Pour le Garde des sceaux, ministre de la justice, Maharafa Traoré, le Bureau du Vérificateur Général n’est la justice et ne saurait se substituer à une institution judiciaire. A priori, a-t-il expliqué, le rapport 2009 du Vérificateur général contient des constats et des recommandations. Mais il faut faire une distinction entre la plainte et la dénonciation. Pour le ministre Maharafa Traoré, les rapports du Végal n’entraînent pas une saisine automatique du juge. La justice est saisie lorsqu’il ya une dénonciation avec un apport de supports documentaires. Ce qui n’est pas souvent le cas. Il a, en outre, précisé que les rapports du Végal sont destinés, non à l’autorité judiciaire, mais au président de la République en tant que première institution et premier magistrat de la République, au Premier ministre comme étant le chef de l’administration et aussi au président de l’Assemblée nationale, chef de l’institution législative. C’est le président de la République qui, le cas échéant, transmet le rapport à la CASCA avec instruction de saisir la justice(en cas de dénonciation constitutive d’infraction à la loi pénale).
«Or, en la matière, la loi pénale ne comporte aucune infraction qualifiée de ‘‘manque à gagner’’…», a-t-il ajouté. Et le ministre Maharafa Traoré d’enfoncer le clou: «la justice a toujours réservé des suites aux dénonciations faites par le Bureau du Vérificateur Général. mais, il faut préciser que l’expression, largement utilisée, ‘‘manque à gagner’’ n’est ni constitutive de dénonciation; encore moins une infraction à la loi pénale»

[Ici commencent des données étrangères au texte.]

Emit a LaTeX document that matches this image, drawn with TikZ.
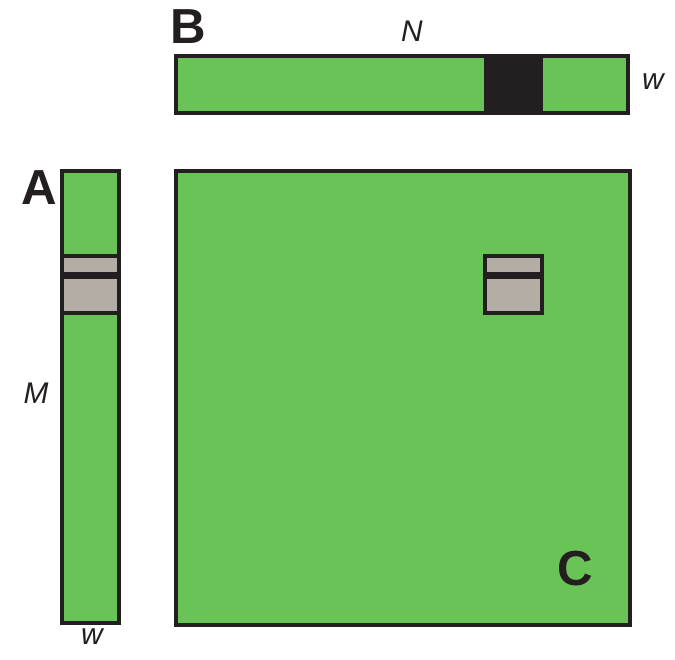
\documentclass[tikz,border=0pt]{standalone}
\usepackage{fontspec}
\setmainfont{Liberation Sans}
\definecolor{matgreen}{RGB}{106,195,86}
\definecolor{matgray}{RGB}{180,173,166}
\definecolor{matdark}{RGB}{35,31,32}
\tikzset{
  mat/.style={fill=matgreen,draw=matdark,line width=2.3pt},
  tile/.style={fill=matgray,draw=matdark,line width=2.3pt},
  biglabel/.style={font=\fontsize{28}{28}\selectfont\bfseries,text=matdark},
  dimlabel/.style={font=\fontsize{17}{17}\selectfont\itshape,text=matdark}
}
\begin{document}
\begin{tikzpicture}[x=0.02cm,y=-0.02cm]
\useasboundingbox (0,0) rectangle (675,659);
% matrix B with its dark column block
\draw[mat] (176,56) rectangle (628,113);
\fill[matdark] (484,56) rectangle (543,113);
\draw[matdark,line width=2.3pt] (176,56) rectangle (628,113);
% matrix A with its tile
\draw[mat] (62,171) rectangle (119,623);
\draw[tile] (62,256) rectangle (119,313);
\fill[matdark] (62,272) rectangle (119,279);
% matrix C with its tile
\draw[mat] (176,171) rectangle (630,625);
\draw[tile] (485,256) rectangle (542,313);
\fill[matdark] (485,272) rectangle (542,279);
% labels
\node[biglabel] (labB) at (188,27) {B};
\node[dimlabel] (labN) at (412,31) {N};
\node[dimlabel] (labwB) at (653,82) {w};
\node[biglabel] (labA) at (39,188) {A};
\node[dimlabel] (labM) at (36,393) {M};
\node[dimlabel] (labwA) at (92,637) {w};
\node[biglabel] (labC) at (575,569) {C};
\end{tikzpicture}
\end{document}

d’autres intervenants, tels que le Procureur Sombé Théra, le Contrôleur Amadou Gadaiaga du Contrôle général des services publics, ont relevé quelques insatisfactions par rapport au contenu du rapport du Végal. Pour M. Thera, le terme «manque à gagner» sème la confusion dans les esprits, alors que pour M. Gadiaga, les «normes professionnelles de vérification» n’utilisent pas cette expression.
Rapports contestés
Comme on le voit, même si certains intervenants, comme le Procureur de la République près le Pôle économique Sombé Théra, le Contrôleur général Gadiaga, affirment que le travail du Vérificateur doit être félicité, il n’en demeure pas moins que leurs explications manifestaient clairement une désapprobation sur les méthodes de travail de vérification et certains termes utilisés dans les rapports produits
Les rapports du Vérificateur Sidi Sosso Diarra ont, pourrait-on dire, été démontés, en grande partie lors de cette conférence de presse. Il faut reconnaître que les rapports annuels que rend publics le Bureau du Vérificateur général n’e sont point applaudis depuis la création de cette institution. Les documents produits par le Végal et son équipe sont régulièrement contestés par plusieurs cadres de l’Etat. L’on se rappelle la récente contestation du président de la Chambre de Commerce et de l’Industrie du Mali (CCIM), Jeamille Bittar, qui a battu en brèche tous les arguments développés par Sidi Sosso Diarra et son équipe de vérificateurs. Avant lui, le directeur général de l’ANICT, l’ancien ministre Mohamed Ag Erlaf, avait aussi contesté la pertinence des arguments de mauvaise gestion contenus dans le rapport 2009.